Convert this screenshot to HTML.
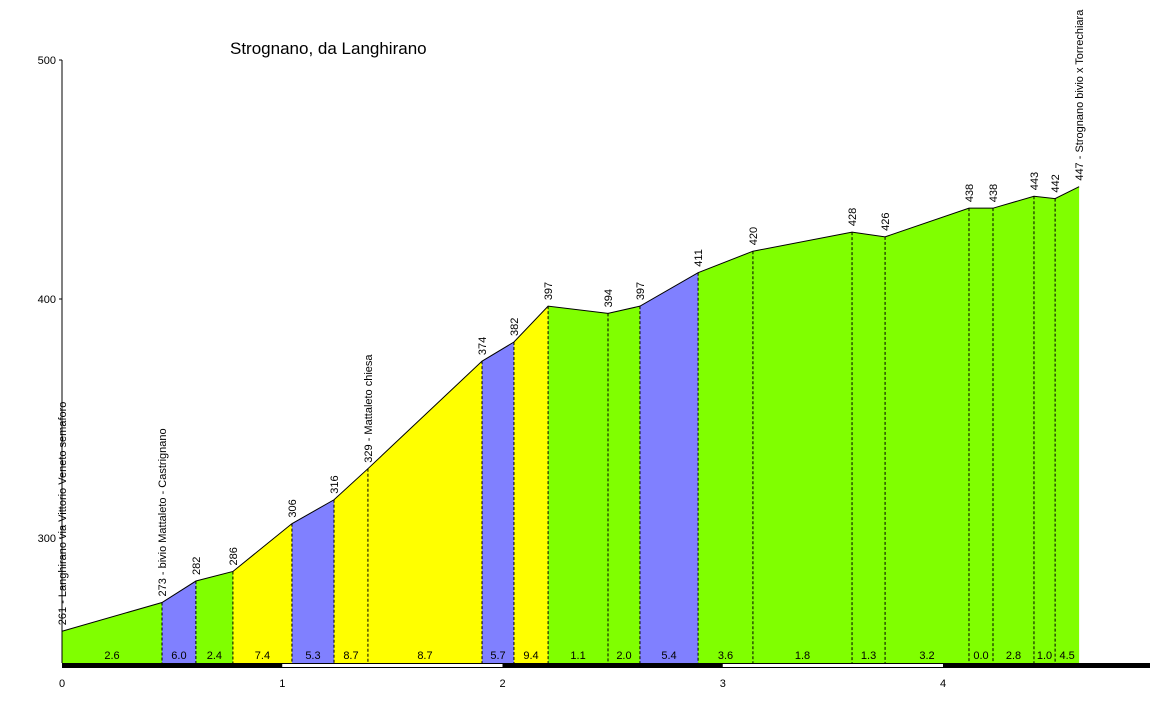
<!DOCTYPE html>
<html><head><meta charset="utf-8"><style>
body{margin:0;background:#fff;}
svg{display:block;font-family:"Liberation Sans",sans-serif;}
</style></head><body>
<svg id="c" width="1150" height="720" xmlns="http://www.w3.org/2000/svg">
<text x="230" y="54" font-size="17">Strognano, da Langhirano</text>
</svg>
<script>
const kms=[0,0.454,0.608,0.776,1.044,1.235,1.389,1.907,2.052,2.207,2.479,2.624,2.888,3.137,3.587,3.737,4.118,4.227,4.413,4.509,4.618];
const elevs=[261,273,282,286,306,316,329,374,382,397,394,397,411,420,428,426,438,438,443,442,447];
const grades=["2.6","6.0","2.4","7.4","5.3","8.7","8.7","5.7","9.4","1.1","2.0","5.4","3.6","1.8","1.3","3.2","0.0","2.8","1.0","4.5"];
const names={0:"261 - Langhirano  via Vittorio Veneto  semaforo",1:"273 - bivio Mattaleto - Castrignano",6:"329 - Mattaleto  chiesa",20:"447 - Strognano  bivio x Torrechiara"};
const yTicks=[300,400,500];
const xTicks=[0,1,2,3,4];
const NS="http://www.w3.org/2000/svg";
const svg=document.getElementById('c');
const X=k=>62+k*220.25;
const Y=e=>538-(e-300)*2.39;
const BASE=663;
function mk(t,a,p){const e=document.createElementNS(NS,t);for(const k in a)e.setAttribute(k,a[k]);(p||svg).appendChild(e);return e;}
function color(g){g=parseFloat(g);return g<5?"#80ff00":(g<7?"#8080ff":"#ffff00");}
for(let i=0;i<kms.length-1;i++){
 const x1=X(kms[i]),x2=X(kms[i+1]);
 const p=mk('polygon',{points:`${x1},${BASE} ${x1},${Y(elevs[i])} ${x2},${Y(elevs[i+1])} ${x2},${BASE}`,fill:color(grades[i])});
 
 
 const t=mk('text',{x:(x1+x2)/2,y:BASE-4,'font-size':11,'text-anchor':'middle'});
 t.textContent=grades[i];
 
 
 if(i>0){const d=mk('line',{x1:x1,x2:x1,y1:Y(elevs[i]),y2:BASE,stroke:'#000','stroke-dasharray':'3,2','stroke-width':1});
 
 }
}
let pts=kms.map((k,i)=>X(k)+','+Y(elevs[i])).join(' ');
const pl=mk('polyline',{points:pts,fill:'none',stroke:'#000','stroke-width':1});


for(let i=0;i<kms.length;i++){
 const x=X(kms[i])+4,y=Y(elevs[i])-6;
 const t=mk('text',{x:x,y:y,'font-size':11,transform:`rotate(-90 ${x} ${y})`});
 t.textContent=names[i]||String(elevs[i]);
 
 
}
const ax=mk('line',{x1:62,x2:62,y1:60,y2:BASE,stroke:'#000'});


yTicks.forEach(v=>{
 const t=mk('text',{x:56,y:Y(v)+4,'font-size':11,'text-anchor':'end'});t.textContent=v;
 
 
 mk('line',{x1:59,x2:62,y1:Y(v),y2:Y(v),stroke:'#000'});
});
const bar=mk('rect',{x:62,y:BASE,width:1088,height:5,fill:'#000'});


xTicks.forEach((v,i)=>{
 if(i%2==1&&i<xTicks.length-1){mk('rect',{x:X(v),y:BASE+1,width:X(xTicks[i+1])-X(v),height:3,fill:'#fff'});}
 const t=mk('text',{x:X(v),y:BASE+24,'font-size':11,'text-anchor':'middle'});t.textContent=v;
 
 
});
</script>
</body></html>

TASK GOAL -
Set down the material above as is, without any pictures.

SOLUTION TO THE PROBLEM -
Convert this screenshot to HTML.
<!DOCTYPE html>
<html><head><meta charset="utf-8"><style>
body{margin:0;background:#fff;}
svg{display:block;font-family:"Liberation Sans",sans-serif;}
</style></head><body>
<svg id="c" width="1150" height="720" xmlns="http://www.w3.org/2000/svg">
<text x="230" y="54" font-size="17">Strognano, da Langhirano</text>
</svg>
<script>
const kms=[0,0.454,0.608,0.776,1.044,1.235,1.389,1.907,2.052,2.207,2.479,2.624,2.888,3.137,3.587,3.737,4.118,4.227,4.413,4.509,4.618];
const elevs=[261,273,282,286,306,316,329,374,382,397,394,397,411,420,428,426,438,438,443,442,447];
const grades=["2.6","6.0","2.4","7.4","5.3","8.7","8.7","5.7","9.4","1.1","2.0","5.4","3.6","1.8","1.3","3.2","0.0","2.8","1.0","4.5"];
const names={0:"261 - Langhirano  via Vittorio Veneto  semaforo",1:"273 - bivio Mattaleto - Castrignano",6:"329 - Mattaleto  chiesa",20:"447 - Strognano  bivio x Torrechiara"};
const yTicks=[300,400,500];
const xTicks=[0,1,2,3,4];
const NS="http://www.w3.org/2000/svg";
const svg=document.getElementById('c');
const X=k=>62+k*220.25;
const Y=e=>538-(e-300)*2.39;
const BASE=663;
function mk(t,a,p){const e=document.createElementNS(NS,t);for(const k in a)e.setAttribute(k,a[k]);(p||svg).appendChild(e);return e;}
function color(g){g=parseFloat(g);return g<5?"#80ff00":(g<7?"#8080ff":"#ffff00");}
for(let i=0;i<kms.length-1;i++){
 const x1=X(kms[i]),x2=X(kms[i+1]);
 const p=mk('polygon',{points:`${x1},${BASE} ${x1},${Y(elevs[i])} ${x2},${Y(elevs[i+1])} ${x2},${BASE}`,fill:color(grades[i])});
 
 
 const t=mk('text',{x:(x1+x2)/2,y:BASE-4,'font-size':11,'text-anchor':'middle'});
 t.textContent=grades[i];
 
 
 if(i>0){const d=mk('line',{x1:x1,x2:x1,y1:Y(elevs[i]),y2:BASE,stroke:'#000','stroke-dasharray':'3,2','stroke-width':1});
 
 }
}
let pts=kms.map((k,i)=>X(k)+','+Y(elevs[i])).join(' ');
const pl=mk('polyline',{points:pts,fill:'none',stroke:'#000','stroke-width':1});


for(let i=0;i<kms.length;i++){
 const x=X(kms[i])+4,y=Y(elevs[i])-6;
 const t=mk('text',{x:x,y:y,'font-size':11,transform:`rotate(-90 ${x} ${y})`});
 t.textContent=names[i]||String(elevs[i]);
 
 
}
const ax=mk('line',{x1:62,x2:62,y1:60,y2:BASE,stroke:'#000'});


yTicks.forEach(v=>{
 const t=mk('text',{x:56,y:Y(v)+4,'font-size':11,'text-anchor':'end'});t.textContent=v;
 
 
 mk('line',{x1:59,x2:62,y1:Y(v),y2:Y(v),stroke:'#000'});
});
const bar=mk('rect',{x:62,y:BASE,width:1088,height:5,fill:'#000'});


xTicks.forEach((v,i)=>{
 if(i%2==1&&i<xTicks.length-1){mk('rect',{x:X(v),y:BASE+1,width:X(xTicks[i+1])-X(v),height:3,fill:'#fff'});}
 const t=mk('text',{x:X(v),y:BASE+24,'font-size':11,'text-anchor':'middle'});t.textContent=v;
 
 
});
</script>
</body></html>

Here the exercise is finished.